To a newcomer, Auckland’s most striking features are its islands, its trees, and its volcanoes. I stayed in the neighborhood of Mt Albert, one of several neighborhoods in Auckland named after its local lava spout. The city is essentially the result of a large cluster of volcanoes bubbling over, creating a landmass, and leaving 100-foot hills with green, grassy craters at the top. Like New Zealand’s inhabitants, some of these volcanoes are new arrivals; Rangitoto, the youngest, formed a mere 600 years ago, following the first Maori settlers by only a couple hundred years. I walked most of Auckland’s volcanoes during my stay. My favorites were North Head, where you can explore the tunnels of an old military fort; One Tree Hill, the pinnacle of the stunning Cornwall park, where Sir John Logan Campbell enshrined his admiration of the Maori by replacing their once sacred tree (the hill’s namesake) with a giant obelisk to commemorate “the achievements and character of the great Maori people;” and Rangitoto, an island nature reserve strewn with volcanic rock and home to sensitive native plant and animal species.
Despite New Zealand’s wealth of unique native flora, Kiwis seem obsessed with non-native trees from North America, Europe, and Asia – an apparently contentious issue between local government and Maori leaders. Auckland’s stunning parks are populated by pine, fir, cedar, and other imported trees I could only identify with my plant ID app that all grow to towering heights. The same species seem to grow better down here than in PNW backyards. Some of the most impressive trees were found in the Auckland Domain, Cornwall park, and Devonport (where a majestic Indian Banyan tree wonders what it is doing between a childrens’ playground and a kitschy shopping strip).
A ferry terminal on the waterfront of Auckland’s Central Business District ports nature lovers, wine enthusiasts, commuters, and drunk 20-year-olds to several islands not far offshore.
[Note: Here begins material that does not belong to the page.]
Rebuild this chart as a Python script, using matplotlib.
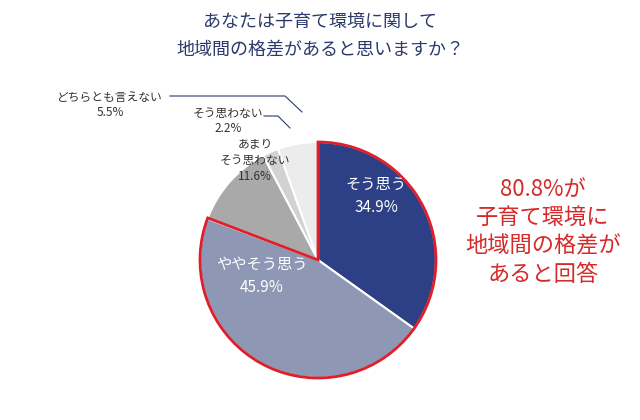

In addition to Rangitoto, Christine, Sheila, and I set sail to Waiheke, the largest island and home to 30 boutique wineries. We visited Goldie Estate, the first to grow grapes on the island in the late 1970s. During our tasting, our host recounted the story of the vineyard’s founder Kim Goldwater, a tractor-loving, intrepid maker of spirits with dogged determination and a sailor’s tongue whose own spirit was dispatched only weeks earlier when his tractor rolled down a bank. A Chinese paper who picked up and mistranslated the story told of the final days of a bankrupt Mr. Goldwater. The wine was as good as any we’ve ever had.
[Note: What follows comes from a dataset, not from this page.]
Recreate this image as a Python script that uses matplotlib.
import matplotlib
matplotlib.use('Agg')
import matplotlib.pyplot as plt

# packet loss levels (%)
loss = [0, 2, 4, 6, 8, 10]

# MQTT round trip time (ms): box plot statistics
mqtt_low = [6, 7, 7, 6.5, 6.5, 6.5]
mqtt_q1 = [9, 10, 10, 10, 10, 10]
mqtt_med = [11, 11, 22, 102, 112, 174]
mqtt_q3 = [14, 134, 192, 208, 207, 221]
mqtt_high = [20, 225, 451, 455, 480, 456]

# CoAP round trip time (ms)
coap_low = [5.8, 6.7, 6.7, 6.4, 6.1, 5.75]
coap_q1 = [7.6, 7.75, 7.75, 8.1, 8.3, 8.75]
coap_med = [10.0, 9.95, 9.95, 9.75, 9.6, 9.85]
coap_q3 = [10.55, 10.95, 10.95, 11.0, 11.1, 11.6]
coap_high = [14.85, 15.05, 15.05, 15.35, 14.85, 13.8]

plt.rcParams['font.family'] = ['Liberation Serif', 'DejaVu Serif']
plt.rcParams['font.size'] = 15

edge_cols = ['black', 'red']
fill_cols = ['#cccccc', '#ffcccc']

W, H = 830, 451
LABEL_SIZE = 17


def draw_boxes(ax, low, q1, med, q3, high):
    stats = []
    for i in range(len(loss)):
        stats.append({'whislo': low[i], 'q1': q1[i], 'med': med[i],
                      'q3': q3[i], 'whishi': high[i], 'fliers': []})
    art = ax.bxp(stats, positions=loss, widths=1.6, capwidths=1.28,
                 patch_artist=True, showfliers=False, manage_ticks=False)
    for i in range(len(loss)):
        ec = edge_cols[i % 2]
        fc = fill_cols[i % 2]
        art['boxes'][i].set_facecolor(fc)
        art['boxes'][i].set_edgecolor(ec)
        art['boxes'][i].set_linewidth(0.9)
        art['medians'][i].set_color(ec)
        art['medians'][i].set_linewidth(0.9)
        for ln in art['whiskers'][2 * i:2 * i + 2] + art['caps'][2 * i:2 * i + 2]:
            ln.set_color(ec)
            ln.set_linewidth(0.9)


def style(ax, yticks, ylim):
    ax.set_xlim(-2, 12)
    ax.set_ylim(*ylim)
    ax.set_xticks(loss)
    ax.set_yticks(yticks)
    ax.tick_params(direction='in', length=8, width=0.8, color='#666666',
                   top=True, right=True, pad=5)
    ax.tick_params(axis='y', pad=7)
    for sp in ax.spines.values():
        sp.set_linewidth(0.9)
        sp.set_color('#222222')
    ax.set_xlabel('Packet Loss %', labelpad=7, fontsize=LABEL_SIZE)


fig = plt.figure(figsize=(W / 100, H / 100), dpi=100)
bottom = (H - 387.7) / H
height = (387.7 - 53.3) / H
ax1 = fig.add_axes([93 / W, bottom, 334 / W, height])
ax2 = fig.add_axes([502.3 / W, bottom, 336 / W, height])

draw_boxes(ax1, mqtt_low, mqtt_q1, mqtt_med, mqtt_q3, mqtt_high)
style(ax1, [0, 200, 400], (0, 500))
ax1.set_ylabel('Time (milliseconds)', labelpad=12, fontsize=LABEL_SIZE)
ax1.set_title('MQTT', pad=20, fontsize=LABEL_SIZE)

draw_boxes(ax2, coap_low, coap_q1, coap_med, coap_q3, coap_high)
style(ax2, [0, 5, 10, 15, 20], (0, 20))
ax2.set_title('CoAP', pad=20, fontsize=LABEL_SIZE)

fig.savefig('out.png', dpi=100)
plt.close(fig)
What New Zealand lacks in original cuisine it makes up for in food from around the world. Every night in Auckland, there is a night market in a different neighborhood with food trucks serving Chinese, Japanese, Thai, and South African food, among other options. Night markets take place in parking garages of malls and grocery stores, transformed into smoky, bustling scenes from Bangkok or Hong Kong. I went twice – once with my friend Corinne (a friend from home who recently became a JAFA, or Just Another F***ing Aucklander as they’re called on the south island), and once with Christine and Sheila. The highlights for me were the takoyaki and bao buns. Other Kiwi staples include meat pies, fish and chips, and Marmite – a highly polarizing tar-like spread concocted by Louis Pasteur, better known for his pioneering work in immunology and for giving us extended-shelf life milk. I’m on board the Marmite train, but to Christine it’s “one of the worst things she’s ever put in her mouth.” It’s not to be confused with its bitter Aussie cousin Vegemite (mar-might, vege-might not, as they say).
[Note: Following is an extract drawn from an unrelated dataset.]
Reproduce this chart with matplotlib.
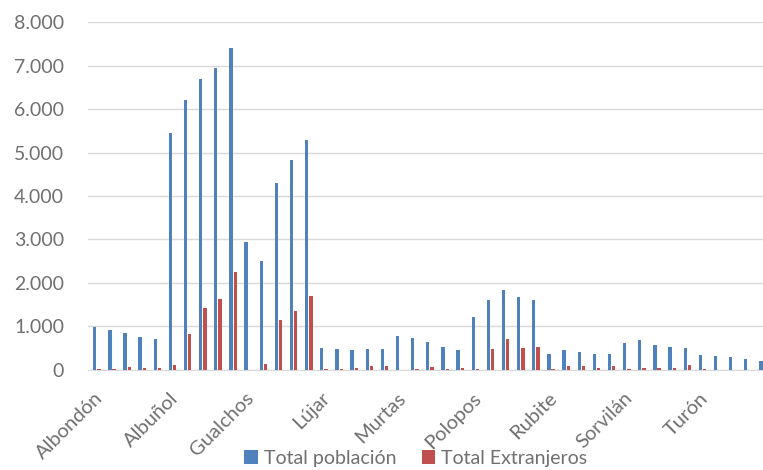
import numpy as np
import matplotlib
matplotlib.use("Agg")
import matplotlib.pyplot as plt
from matplotlib.ticker import FuncFormatter

plt.rcParams['font.family'] = ['Lato', 'DejaVu Sans']

# municipios (each shown over 5 consecutive years)
municipios = ['Albondón', 'Albuñol', 'Gualchos', 'Lújar', 'Murtas',
              'Polopos', 'Rubite', 'Sorvilán', 'Turón']
n_years = 5

total_poblacion = [980, 910, 860, 760, 720,
                   5460, 6210, 6700, 6950, 7410,
                   2950, 2510, 4310, 4820, 5290,
                   515, 490, 450, 490, 475,
                   770, 730, 640, 520, 450,
                   1210, 1610, 1830, 1670, 1610,
                   360, 460, 420, 360, 370,
                   610, 680, 580, 530, 515,
                   340, 320, 285, 240, 200]

total_extranjeros = [10, 10, 60, 40, 50,
                     120, 820, 1420, 1630, 2260,
                     5, 140, 1150, 1360, 1710,
                     10, 25, 35, 90, 100,
                     5, 15, 60, 25, 35,
                     10, 480, 710, 500, 530,
                     30, 80, 80, 40, 80,
                     20, 50, 50, 40, 120,
                     10, 5, 5, 5, 5]

grey = '#707070'
x = np.arange(len(total_poblacion))
w = 0.22

fig = plt.figure(figsize=(7.63, 4.70), dpi=100)
ax = fig.add_axes([0.115, 0.213, 0.885, 0.74])

ax.bar(x - 0.14, total_poblacion, w, color='#4F81BD', label='Total población', zorder=3)
ax.bar(x + 0.14, total_extranjeros, w, color='#C0504D', label='Total Extranjeros', zorder=3)

ax.set_ylim(0, 8000)
ax.set_yticks(range(0, 8001, 1000))
ax.yaxis.set_major_formatter(FuncFormatter(lambda v, p: f'{int(v):,}'.replace(',', '.')))
ax.grid(axis='y', color='#D9D9D9', linewidth=1, zorder=0)
ax.set_xlim(-0.6, 44.0)

ax.set_xticks(x[::n_years] - 0.2)
ax.set_xticklabels(municipios, rotation=45, ha='right', va='top', rotation_mode='anchor')

for s in ['top', 'right', 'left']:
    ax.spines[s].set_visible(False)
ax.spines['bottom'].set_color('#D9D9D9')
ax.tick_params(axis='both', length=0, colors=grey)
ax.tick_params(axis='y', pad=17, labelsize=14)
ax.tick_params(axis='x', pad=14, labelsize=14.5)

fig.legend(loc='lower center', bbox_to_anchor=(0.545, -0.03), ncol=2, frameon=False,
           fontsize=14, labelcolor=grey, handlelength=0.7, handleheight=0.7,
           handletextpad=0.3, columnspacing=1.3)

fig.savefig('out.png', dpi=100)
When Christine and Sheila arrived from Australia, our first order of business was picking up our rental car. Christine, thanks to her credit card rental insurance, got to be the lucky designated driver of our bright blue Yaris Cross. It took lots of conscious effort to navigate traffic at first (left side of the road…right side of the lane…clockwise through the roundabout…yield to the right…wipers on the left…), but she became a natural in no time.
Our first excursion in the car was to Hobbiton, a movie set-turned-tourist attraction from The Hobbit (the original Shire movie set from Lord of the Rings was actually burned down to film one of the scenes). Christine watched LOTR for the first time on the plane to Auckland, but Sheila was among the 40% of visitors who have never watched any of the trilogy. The set was very pretty and the tour concluded with a drink at the Green Dragon pub, which to Sheila’s delight served an amber ale (a rarity in NZ but a favorite in Middle Earth). After Hobbiton, we continued to Rotorua, an accidental EPCOT of American national parks where we visited thermal springs resembling a mini Yellowstone followed by a forest of California Redwoods. The imported foliage felt out of place, but we enjoyed it nonetheless.
Our next excursion was to Waitomo Glowworm Caves, where we took a boat ride through a subterranean river and gazed at constellations of bioluminescent worms dotting the ceiling. The worms glow to attract moths and flies towards sticky silk threads that hang from their bodies. They’re nature’s version of the hanging fly traps that come rolled up in cardboard tubes. The worms are sensitive to vibration; they turn up their brightness when they detect prey fluttering around nearby. They’re so sensitive that we weren’t allowed to talk during the tour, which would get their hopes up and cause them to waste their energy. After the tour, we went on a walk through some cow pastures, where we met a Florida man taunting cows with a stick who insisted that the animals have “six stomachs, at least.” In Florida, anything is possible.
Some other highlights from Auckland included the Auckland Art Gallery with stunning portraits of Maori men and women with traditional tāmoko facial tattoos, the Auckland museum with a giant T-Rex skeleton and Polynesian artifacts, and the Sky Tower. The Sky Tower is similar to the Space Needle (but with a less cool name) with an elevator to the top where a restaurant and observation deck offer panoramic views of the city and water.
To most Kiwis, Auckland is just another big city and nothing to write home about. We, on the other hand, not only decided to write home about it but also plan to return after the next leg of our NZ adventure. Next up for us is a tiny van which will be our home while we explore the South Island. Not surprisingly, Sheila decided to opt out of van life and flew home. After roughing it the next few weeks I think we’ll be eager to return to the comforts of the big city.